The Solar Trade Association warned the jobs of up to 27,000 people employed in the solar energy sector and its supply chain are under threat around the UK, with as many as 2,400 of the 3,000 solar jobs in Scotland at risk.
The Department of Energy and Climate Change (Decc) proposed at the end of August to cut the tariff paid for electricity generated by solar rooftop panels by 87% – from 12.4p to 1.6p.
John Forster, Chairman of Forster Energy, a solar energy company based in Brechin, said: “The Prime Minister should be backing the hundreds of small and medium sized local solar businesses like mine rather than big state-owned foreign utilities.
“With a team of 43 people involved in the day to day running of our solar installation business, the impact of the UK Government’s proposed cuts would be devastating to our business, our suppliers and our employees.”
Meanwhile, seven renewable energy sector bodies joined forces to call on Decc “review urgently” its decision to remove preliminary accreditation from the feed-in tariff – a process that allows renewable energy groups to register for financial support before they start generating.

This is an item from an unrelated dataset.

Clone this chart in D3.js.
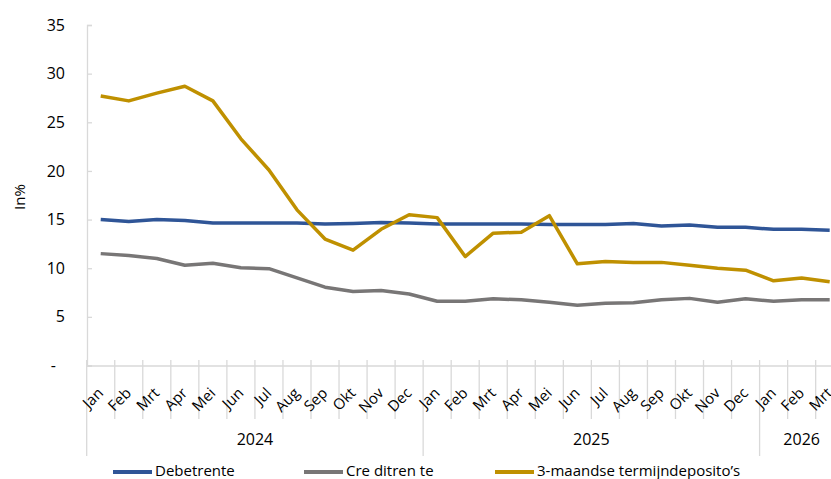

The organisations, which included Scottish Renewables, the Renewable Energy Association and RenewableUK said “hundreds of projects, millions of pounds of investment and many thousands of jobs have been put at risk” by the move, adding that it would have the “reverse impact of what the Government seems to intend, by pushing up costs”.
In a statement, the groups said: “This change is bad for business and bad for energy security. Renewable energy is not a ‘nice to have’: it generates more electricity than coal and provides employment in manufacturing and in the rural economy.”